Each line containing the word "chart" must be collected.
[START SUPPLIED INFORMATION]
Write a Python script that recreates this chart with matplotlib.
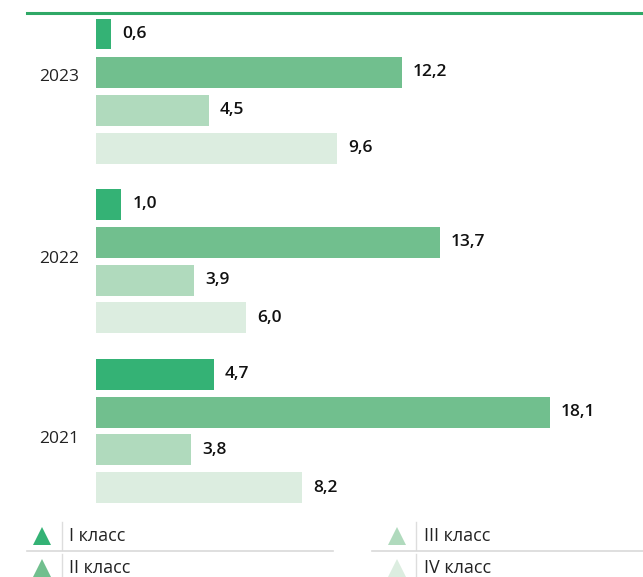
[END SUPPLIED INFORMATION]
[START SUPPLIED INFORMATION]
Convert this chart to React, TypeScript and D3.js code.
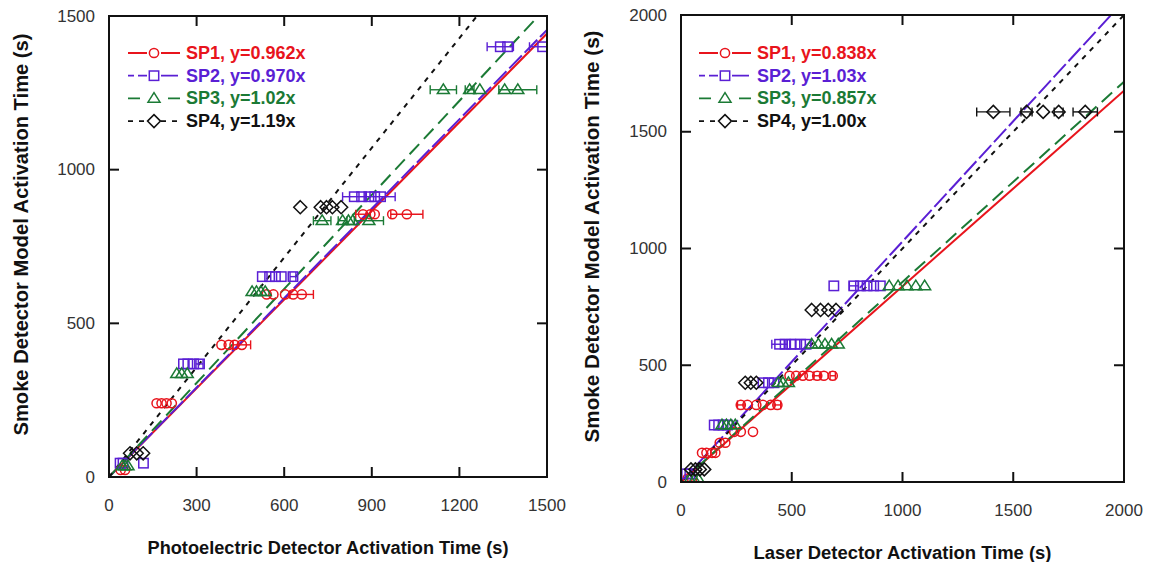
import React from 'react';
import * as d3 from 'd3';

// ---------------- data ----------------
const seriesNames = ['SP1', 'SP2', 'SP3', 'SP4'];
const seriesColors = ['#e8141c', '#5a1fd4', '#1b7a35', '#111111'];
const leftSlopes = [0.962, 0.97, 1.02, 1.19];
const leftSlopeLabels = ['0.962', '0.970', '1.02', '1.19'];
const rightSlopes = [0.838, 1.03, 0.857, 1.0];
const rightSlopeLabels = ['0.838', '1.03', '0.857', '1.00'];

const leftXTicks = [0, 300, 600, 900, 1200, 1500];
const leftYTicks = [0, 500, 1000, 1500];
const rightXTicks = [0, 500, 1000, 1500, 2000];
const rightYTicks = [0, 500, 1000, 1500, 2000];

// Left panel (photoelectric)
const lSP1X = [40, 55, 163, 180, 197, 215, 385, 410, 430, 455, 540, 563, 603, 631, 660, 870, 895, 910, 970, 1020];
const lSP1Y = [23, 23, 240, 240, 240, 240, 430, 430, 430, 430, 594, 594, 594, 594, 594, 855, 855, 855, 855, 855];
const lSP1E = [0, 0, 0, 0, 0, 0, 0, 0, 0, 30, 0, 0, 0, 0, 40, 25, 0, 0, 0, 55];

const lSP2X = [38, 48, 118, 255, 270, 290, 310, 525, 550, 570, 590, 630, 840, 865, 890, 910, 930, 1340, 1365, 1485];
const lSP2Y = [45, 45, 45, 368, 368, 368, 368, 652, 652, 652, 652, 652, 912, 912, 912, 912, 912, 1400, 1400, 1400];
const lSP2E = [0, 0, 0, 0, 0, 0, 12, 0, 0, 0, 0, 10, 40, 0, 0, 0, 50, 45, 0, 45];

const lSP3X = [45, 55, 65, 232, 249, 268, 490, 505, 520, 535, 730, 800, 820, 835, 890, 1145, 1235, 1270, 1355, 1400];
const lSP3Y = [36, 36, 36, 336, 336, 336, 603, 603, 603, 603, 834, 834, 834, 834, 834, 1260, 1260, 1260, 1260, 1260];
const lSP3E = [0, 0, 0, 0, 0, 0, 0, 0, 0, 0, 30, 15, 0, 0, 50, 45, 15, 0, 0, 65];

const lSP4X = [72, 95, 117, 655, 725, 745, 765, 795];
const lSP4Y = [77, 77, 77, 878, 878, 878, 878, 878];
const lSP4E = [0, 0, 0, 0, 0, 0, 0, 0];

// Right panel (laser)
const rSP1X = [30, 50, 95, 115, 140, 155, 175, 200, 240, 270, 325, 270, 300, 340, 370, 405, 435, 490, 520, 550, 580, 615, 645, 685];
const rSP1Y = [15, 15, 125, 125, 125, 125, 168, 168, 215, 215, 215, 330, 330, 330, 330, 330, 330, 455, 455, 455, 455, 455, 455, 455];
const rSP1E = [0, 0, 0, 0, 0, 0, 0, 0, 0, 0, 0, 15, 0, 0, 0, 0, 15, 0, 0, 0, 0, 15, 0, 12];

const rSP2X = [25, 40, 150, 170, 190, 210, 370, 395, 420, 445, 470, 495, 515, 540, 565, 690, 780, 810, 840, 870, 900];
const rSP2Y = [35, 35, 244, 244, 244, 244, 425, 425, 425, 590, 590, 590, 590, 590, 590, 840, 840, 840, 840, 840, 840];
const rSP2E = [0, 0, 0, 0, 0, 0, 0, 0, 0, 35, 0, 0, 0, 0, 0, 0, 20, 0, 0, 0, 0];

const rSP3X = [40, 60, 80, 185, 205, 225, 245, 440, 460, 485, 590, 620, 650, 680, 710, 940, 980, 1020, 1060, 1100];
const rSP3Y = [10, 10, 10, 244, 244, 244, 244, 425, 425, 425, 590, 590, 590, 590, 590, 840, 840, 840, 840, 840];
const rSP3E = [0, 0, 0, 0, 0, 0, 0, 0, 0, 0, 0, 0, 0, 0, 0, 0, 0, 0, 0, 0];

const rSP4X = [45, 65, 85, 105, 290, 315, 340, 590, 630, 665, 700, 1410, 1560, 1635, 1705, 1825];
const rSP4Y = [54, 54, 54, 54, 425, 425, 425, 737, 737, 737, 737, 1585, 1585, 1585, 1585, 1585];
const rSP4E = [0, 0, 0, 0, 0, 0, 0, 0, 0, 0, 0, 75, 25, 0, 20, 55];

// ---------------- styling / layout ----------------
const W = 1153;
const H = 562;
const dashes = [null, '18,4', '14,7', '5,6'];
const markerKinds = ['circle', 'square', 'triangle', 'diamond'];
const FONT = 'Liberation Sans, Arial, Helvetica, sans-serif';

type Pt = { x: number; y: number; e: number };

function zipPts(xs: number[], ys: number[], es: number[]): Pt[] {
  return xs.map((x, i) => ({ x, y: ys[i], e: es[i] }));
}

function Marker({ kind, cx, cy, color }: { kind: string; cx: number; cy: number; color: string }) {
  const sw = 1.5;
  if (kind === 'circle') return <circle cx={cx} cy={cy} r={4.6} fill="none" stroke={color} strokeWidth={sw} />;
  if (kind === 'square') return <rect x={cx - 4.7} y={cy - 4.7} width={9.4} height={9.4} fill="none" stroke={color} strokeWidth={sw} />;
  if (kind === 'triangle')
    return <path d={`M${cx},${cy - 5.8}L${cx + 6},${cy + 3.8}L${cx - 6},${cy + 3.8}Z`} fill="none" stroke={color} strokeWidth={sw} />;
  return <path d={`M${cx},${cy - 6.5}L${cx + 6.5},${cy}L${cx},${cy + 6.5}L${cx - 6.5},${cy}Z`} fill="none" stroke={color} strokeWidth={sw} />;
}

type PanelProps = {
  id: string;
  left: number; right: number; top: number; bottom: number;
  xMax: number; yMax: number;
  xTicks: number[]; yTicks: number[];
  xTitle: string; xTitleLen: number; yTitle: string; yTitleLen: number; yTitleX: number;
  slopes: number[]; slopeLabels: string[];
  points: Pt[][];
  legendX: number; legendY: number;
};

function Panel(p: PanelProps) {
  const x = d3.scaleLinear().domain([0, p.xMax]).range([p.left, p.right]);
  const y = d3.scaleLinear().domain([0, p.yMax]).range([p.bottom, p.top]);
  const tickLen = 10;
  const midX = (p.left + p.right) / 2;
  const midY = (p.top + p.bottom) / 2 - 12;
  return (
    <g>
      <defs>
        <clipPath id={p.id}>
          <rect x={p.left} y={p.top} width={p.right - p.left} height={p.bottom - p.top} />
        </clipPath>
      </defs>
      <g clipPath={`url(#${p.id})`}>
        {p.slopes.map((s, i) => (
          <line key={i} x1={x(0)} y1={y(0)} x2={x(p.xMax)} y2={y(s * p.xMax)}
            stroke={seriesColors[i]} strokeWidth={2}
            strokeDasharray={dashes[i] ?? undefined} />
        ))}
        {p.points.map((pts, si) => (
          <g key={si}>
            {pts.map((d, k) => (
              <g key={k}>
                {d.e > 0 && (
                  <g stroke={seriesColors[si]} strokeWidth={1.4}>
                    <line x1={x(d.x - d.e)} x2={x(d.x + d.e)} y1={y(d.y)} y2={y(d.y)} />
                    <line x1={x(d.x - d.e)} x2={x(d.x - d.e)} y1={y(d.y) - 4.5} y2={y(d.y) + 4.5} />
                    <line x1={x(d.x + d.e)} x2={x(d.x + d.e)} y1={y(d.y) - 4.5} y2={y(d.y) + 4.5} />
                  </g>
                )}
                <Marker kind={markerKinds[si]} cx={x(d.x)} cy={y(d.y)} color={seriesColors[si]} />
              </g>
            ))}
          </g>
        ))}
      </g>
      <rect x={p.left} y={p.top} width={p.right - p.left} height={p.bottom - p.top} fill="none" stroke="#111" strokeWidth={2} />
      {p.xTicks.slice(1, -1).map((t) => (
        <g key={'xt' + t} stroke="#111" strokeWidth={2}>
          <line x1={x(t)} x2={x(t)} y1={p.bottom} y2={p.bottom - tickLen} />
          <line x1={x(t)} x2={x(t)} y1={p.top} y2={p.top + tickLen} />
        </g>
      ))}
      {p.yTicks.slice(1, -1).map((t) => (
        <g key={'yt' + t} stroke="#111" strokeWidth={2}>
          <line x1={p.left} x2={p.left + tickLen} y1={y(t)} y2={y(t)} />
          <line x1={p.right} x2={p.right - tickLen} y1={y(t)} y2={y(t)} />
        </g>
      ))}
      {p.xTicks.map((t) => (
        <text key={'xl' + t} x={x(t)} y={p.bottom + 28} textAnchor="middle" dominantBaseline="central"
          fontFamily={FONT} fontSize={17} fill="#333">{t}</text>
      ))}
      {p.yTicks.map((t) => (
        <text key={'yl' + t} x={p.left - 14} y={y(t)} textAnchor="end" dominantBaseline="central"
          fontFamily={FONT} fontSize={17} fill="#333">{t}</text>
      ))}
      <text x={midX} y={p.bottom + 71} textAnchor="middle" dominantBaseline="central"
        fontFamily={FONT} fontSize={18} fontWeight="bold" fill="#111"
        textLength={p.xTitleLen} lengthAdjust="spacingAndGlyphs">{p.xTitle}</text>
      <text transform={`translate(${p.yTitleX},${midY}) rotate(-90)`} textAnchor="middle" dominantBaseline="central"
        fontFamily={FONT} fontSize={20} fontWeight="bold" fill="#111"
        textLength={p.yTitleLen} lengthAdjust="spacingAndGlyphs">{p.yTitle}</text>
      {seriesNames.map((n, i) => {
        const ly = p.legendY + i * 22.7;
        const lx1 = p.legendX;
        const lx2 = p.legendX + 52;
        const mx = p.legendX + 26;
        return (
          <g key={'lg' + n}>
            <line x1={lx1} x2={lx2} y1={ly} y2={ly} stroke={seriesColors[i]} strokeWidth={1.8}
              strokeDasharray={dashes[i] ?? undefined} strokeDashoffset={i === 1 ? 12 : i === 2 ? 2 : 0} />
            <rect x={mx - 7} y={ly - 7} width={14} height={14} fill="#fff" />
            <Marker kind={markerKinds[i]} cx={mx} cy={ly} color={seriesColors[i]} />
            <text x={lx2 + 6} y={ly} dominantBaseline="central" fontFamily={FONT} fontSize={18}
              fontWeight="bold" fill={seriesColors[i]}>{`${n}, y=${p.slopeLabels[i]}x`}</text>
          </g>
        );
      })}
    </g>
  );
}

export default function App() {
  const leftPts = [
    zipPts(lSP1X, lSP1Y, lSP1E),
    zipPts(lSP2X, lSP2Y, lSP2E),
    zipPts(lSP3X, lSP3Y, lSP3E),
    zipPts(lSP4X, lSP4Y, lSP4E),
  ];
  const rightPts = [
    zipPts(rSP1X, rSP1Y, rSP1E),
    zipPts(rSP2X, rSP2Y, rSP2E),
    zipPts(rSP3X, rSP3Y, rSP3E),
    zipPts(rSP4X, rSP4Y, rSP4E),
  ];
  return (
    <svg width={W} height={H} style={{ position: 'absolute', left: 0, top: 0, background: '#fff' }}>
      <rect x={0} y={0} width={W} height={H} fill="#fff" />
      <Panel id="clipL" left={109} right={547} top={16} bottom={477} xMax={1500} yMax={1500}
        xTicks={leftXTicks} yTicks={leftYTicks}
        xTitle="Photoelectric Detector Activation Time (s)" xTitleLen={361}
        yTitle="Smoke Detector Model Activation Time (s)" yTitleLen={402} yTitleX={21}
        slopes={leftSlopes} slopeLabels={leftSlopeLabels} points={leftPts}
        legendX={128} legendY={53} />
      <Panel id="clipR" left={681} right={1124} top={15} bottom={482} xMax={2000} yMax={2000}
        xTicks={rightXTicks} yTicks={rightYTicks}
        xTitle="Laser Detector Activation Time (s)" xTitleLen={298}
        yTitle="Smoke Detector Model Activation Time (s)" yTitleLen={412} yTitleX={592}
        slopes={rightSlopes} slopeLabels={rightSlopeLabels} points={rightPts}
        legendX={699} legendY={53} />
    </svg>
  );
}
[END SUPPLIED INFORMATION]
**THE RESULT**.
Write a Python script that recreates this chart with matplotlib.
Convert this chart to React, TypeScript and D3.js code.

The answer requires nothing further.